Sassoon’s heartfelt introduction remains one of the finest early tributes to the poet: ‘The importance of his contribution to the literature of the War cannot be decided by those who, like myself, both admired him as a poet and valued him as a friend. […] I can only affirm that he was a man of absolute integrity of mind.’ This is followed by Owen’s own brief preface, found ‘in an unfinished condition, among [his] papers’:
Above all, this book is not concerned with Poetry.
The subject of it is War, and the pity of War.

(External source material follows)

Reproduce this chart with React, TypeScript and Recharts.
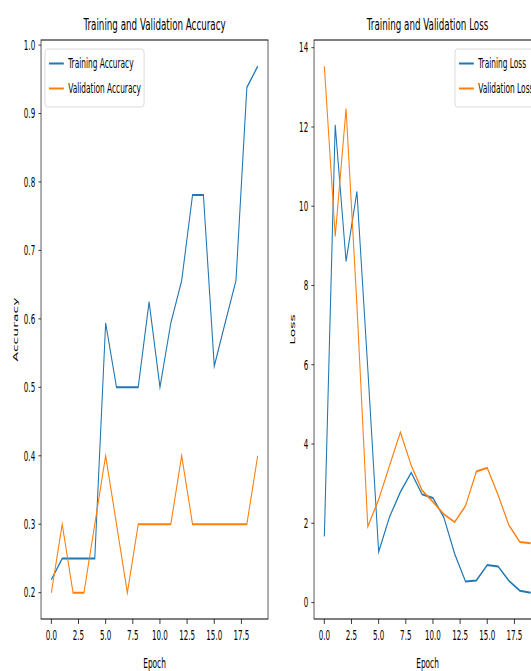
import React from 'react';
import { LineChart, Line, XAxis, YAxis, ReferenceArea } from 'recharts';

// values
const epochs = [0, 1, 2, 3, 4, 5, 6, 7, 8, 9, 10, 11, 12, 13, 14, 15, 16, 17, 18, 19];
const trainAcc = [0.219, 0.25, 0.25, 0.25, 0.25, 0.594, 0.5, 0.5, 0.5, 0.625, 0.5, 0.594, 0.656, 0.781, 0.781, 0.531, 0.594, 0.656, 0.938, 0.969];
const valAcc = [0.2, 0.3, 0.2, 0.2, 0.3, 0.4, 0.3, 0.2, 0.3, 0.3, 0.3, 0.3, 0.4, 0.3, 0.3, 0.3, 0.3, 0.3, 0.3, 0.4];
const trainLoss = [1.67, 12.05, 8.61, 10.37, 5.9, 1.28, 2.16, 2.79, 3.28, 2.73, 2.64, 2.15, 1.23, 0.53, 0.56, 0.95, 0.91, 0.55, 0.3, 0.25];
const valLoss = [13.53, 9.24, 12.46, 7.5, 1.92, 2.6, 3.45, 4.3, 3.46, 2.83, 2.54, 2.23, 2.03, 2.44, 3.31, 3.4, 2.71, 1.95, 1.53, 1.5];

const epochTicks = [0, 2.5, 5, 7.5, 10, 12.5, 15, 17.5];
const accTicks = [0.2, 0.3, 0.4, 0.5, 0.6, 0.7, 0.8, 0.9, 1.0];
const lossTicks = [0, 2, 4, 6, 8, 10, 12, 14];

const BLUE = '#1f77b4';
const ORANGE = '#ff7f0e';
const SQ = 0.53; // the reference is squeezed horizontally

// matplotlib style 5% margins
const pad = (vals: number[]): [number, number] => {
  const lo = Math.min(...vals);
  const hi = Math.max(...vals);
  const m = (hi - lo) * 0.05;
  return [lo - m, hi + m];
};

const xDomain = pad(epochs);
const accDomain = pad([...trainAcc, ...valAcc]);
const lossDomain = pad([...trainLoss, ...valLoss]);

const accData = epochs.map((e, i) => ({ epoch: e, train: trainAcc[i], val: valAcc[i] }));
const lossData = epochs.map((e, i) => ({ epoch: e, train: trainLoss[i], val: valLoss[i] }));

const tickStyle = { fill: '#000', fontSize: 13.5 };

function Panel({ data, yDomain, yTicks, yFmt, yWidth, width, marginRight }: any) {
  return (
    <LineChart width={width} height={671} data={data} margin={{ top: 40, right: marginRight, left: 0, bottom: 0 }}>
      <XAxis
        dataKey="epoch"
        type="number"
        domain={xDomain}
        ticks={epochTicks}
        interval={0}
        allowDataOverflow
        height={52}
        axisLine={false}
        tickLine={{ stroke: '#000' }}
        tickSize={5}
        tickMargin={6}
        tick={tickStyle}
        tickFormatter={(v: number) => v.toFixed(1)}
      />
      <YAxis
        type="number"
        domain={yDomain}
        ticks={yTicks}
        interval={0}
        allowDataOverflow
        width={yWidth}
        axisLine={false}
        tickLine={{ stroke: '#000' }}
        tickSize={5}
        tickMargin={6}
        tick={tickStyle}
        tickFormatter={yFmt}
      />
      <ReferenceArea
        x1={xDomain[0]}
        x2={xDomain[1]}
        y1={yDomain[0]}
        y2={yDomain[1]}
        fill="none"
        stroke="#000"
        strokeWidth={1.2}
        ifOverflow="visible"
      />
      <Line type="linear" dataKey="train" stroke={BLUE} strokeWidth={2} dot={false} isAnimationActive={false} />
      <Line type="linear" dataKey="val" stroke={ORANGE} strokeWidth={2} dot={false} isAnimationActive={false} />
    </LineChart>
  );
}

function LegendBox({ x, y, w, h, labels }: any) {
  return (
    <g>
      <rect x={x} y={y} width={w} height={h} rx={4} fill="#fff" stroke="#d0d0d0" strokeWidth={1} />
      <line x1={x + 7.5} x2={x + 35.5} y1={y + 14.5} y2={y + 14.5} stroke={BLUE} strokeWidth={2} />
      <text x={x + 43.7} y={y + 19.5} fontSize={14} fill="#000">{labels[0]}</text>
      <line x1={x + 7.5} x2={x + 35.5} y1={y + 39.5} y2={y + 39.5} stroke={ORANGE} strokeWidth={2} />
      <text x={x + 43.7} y={y + 44.5} fontSize={14} fill="#000">{labels[1]}</text>
    </g>
  );
}

export default function App() {
  return (
    <div style={{ position: 'absolute', left: 0, top: 0, width: 531, height: 671, overflow: 'hidden', background: '#fff' }}>
      <div
        style={{
          position: 'absolute',
          left: 0,
          top: 0,
          width: 1030,
          height: 671,
          transform: `scaleX(${SQ})`,
          transformOrigin: '0 0',
          fontFamily: '"DejaVu Sans", sans-serif',
        }}
      >
        <div style={{ position: 'absolute', left: 0, top: 0 }}>
          <Panel
            data={accData}
            yDomain={accDomain}
            yTicks={accTicks}
            yFmt={(v: number) => v.toFixed(1)}
            yWidth={77.4}
            width={530}
            marginRight={24.3}
          />
        </div>
        <div style={{ position: 'absolute', left: 530, top: 0 }}>
          <Panel
            data={lossData}
            yDomain={lossDomain}
            yTicks={lossTicks}
            yFmt={(v: number) => String(v)}
            yWidth={62.5}
            width={500}
            marginRight={9.2}
          />
        </div>
        <svg width={1030} height={671} style={{ position: 'absolute', left: 0, top: 0, overflow: 'visible' }}>
          <text x={291.6} y={30} textAnchor="middle" fontSize={16.5} fill="#000">Training and Validation Accuracy</text>
          <text x={806.7} y={30} textAnchor="middle" fontSize={16.5} fill="#000">Training and Validation Loss</text>
          <text x={291.6} y={668} textAnchor="middle" fontSize={14} fill="#000">Epoch</text>
          <text x={806.7} y={668} textAnchor="middle" fontSize={14} fill="#000">Epoch</text>
          <text transform="translate(34,329.5) rotate(-90)" textAnchor="middle" fontSize={14} fill="#000">Accuracy</text>
          <text transform="translate(556,329.5) rotate(-90)" textAnchor="middle" fontSize={14} fill="#000">Loss</text>
          <LegendBox x={84.9} y={49} w={187} h={58} labels={['Training Accuracy', 'Validation Accuracy']} />
          <LegendBox x={858.5} y={49} w={155.3} h={58} labels={['Training Loss', 'Validation Loss']} />
        </svg>
      </div>
    </div>
  );
}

The Poetry is in the pity.
When Edith Sitwell, who had never met Owen (but had published seven of his poems in the November 1919 issue of Wheels, dedicated to his memory), expressed a wish to edit a selection of Owen’s work, Sassoon, ‘stirring himself at last, insisted that Owen had wished him to do this’ (Egremont). Owen’s mother sent any manuscripts she could find, but ‘the rush of Sassoon’s life [soon] intervened’. In January 1920 he went to New York, leaving the material with Sitwell, having done no work on it. The slim volume that appeared in December 1920 includes a brief acknowledgment: ‘For the preparation of this book thanks are primarily due to Miss Edith Sitwell.’
Sassoon later conceded that Sitwell had done all the editing, blaming her for the volume’s shortcomings. This copy is inscribed by Sitwell “For Joseph Cohen / who protects this great poet / in memory of a most / happy evening, the 9th of April / 1957, from Edith Sitwell.” No other copies inscribed by Sitwell have been traced in commerce. Cohen, a scholar of First World War poetry and biographer of Isaac Rosenberg, was a professor at Tulane University. In 1965, a year after Sitwell’s death, Cohen published the influential article ‘Owen Agonistes’ (English Literature in Transition, 1965, later issued in pamphlet form) which sought to uncover what described as a ‘conspiracy’ of silence regarding Owen’s homosexuality. His work on Owen can be seen as a reaction against Sassoon’s claim in the introduction ‘[a]ll that was strongest in Wilfred Owen survives in his poems; any superficial impressions of his personality, any records of his conversation, behaviour, or appearance, would be irrelevant and unseemly.’
We have been unable to find any record of other copies inscribed by Sitwell.
White, p. 12. See Egremont, Siegfried Sassoon: A Biography (2005).